Preparing for Difficult Dialogue

Most difficult interactions aren’t ones you anticipate, but once in a while you know a dialogue will be difficult and have time to prepare. In those cases, you can use these six contemplation points:

  1. Anchoring and staying grounded

  2. Boundaries

  3. Thoughts and beliefs

  4. Stuckness or attachment

  5. Feelings and needs

  6. Requests

Ask and answer the following questions for each contemplation point:

  1. Anchoring and staying grounded

    1. Are there any tender needs or particular types of reactivity that might get triggered for me?

    2. What anchor will I engage to manage reactivity and stay grounded?

    3. Are there any regulation strategies I want to use? For example, having this dialogue while walking in nature.

  1. Boundaries

    1. What topic or situation am I willing to talk about?

    2. How much time am I willing to give for this dialogue?

    3. How will I set a boundary if the other person veers into things that I don’t wish to discuss or if the dialogue is approaching my time limit?

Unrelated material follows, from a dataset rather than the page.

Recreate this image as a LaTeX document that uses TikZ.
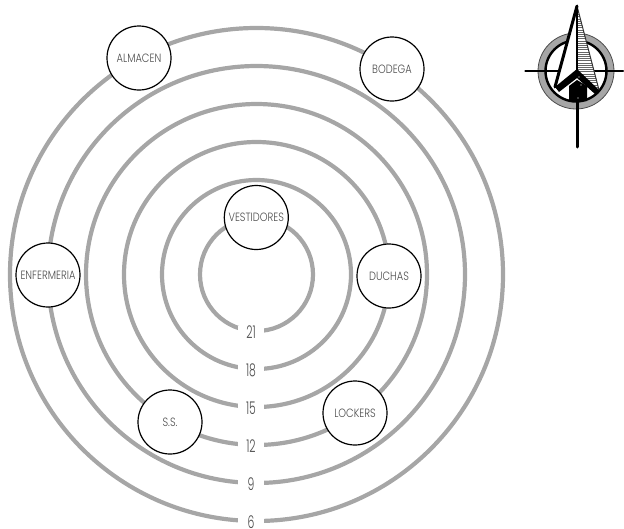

    4. What are my non-negotiables in this situation?

  2. Thoughts and beliefs

    1. What am I thinking or believing about the situation or the other person that may be reactive or simply not true?

    2. What else could I think or believe?

  3. Stuckness or attachment

    1. How can I release an impulse to prove that my view, memory of the situation, or opinion is the right one?*

    2. Where am I attached to a certain agenda or strategy?

    3. How can I release my grip on particular agendas or strategies?*

    4. Do I have hidden agendas? For example, “In my heart, I want my father to say he is proud of me and that he is sorry for not seeing me all these years.”

  4. Feelings and needs

    1. What feelings and needs are alive for me? Relative to the situation? Relative to my anticipation of the other person’s response? Relative to the outcome I am wanting?

    2. What is my guess about the feelings and needs alive for the other person?

    3. What is my guess about the other person’s ability to meet the needs I hope to have met by them?

  5. Requests

    1. What requests do I have?

    2. What needs are connected to each request?

    3. What requests do I guess the other person will have? What needs do I guess are connected to their possible requests?

As you look through these contemplation points, preparing for dialogue might seem like a very big job. This is true. Effective and connected dialogue requires significant self-awareness, mindfulness, and skill. It may also be true that you are particularly aware and mindful of many of the points above. In that case, what may be most salient for you is to focus on the points that most often escape your awareness.


Take a moment now to review the contemplation points above. What do you already do consistently? What is one thing you would like to remember for the next difficult dialogue?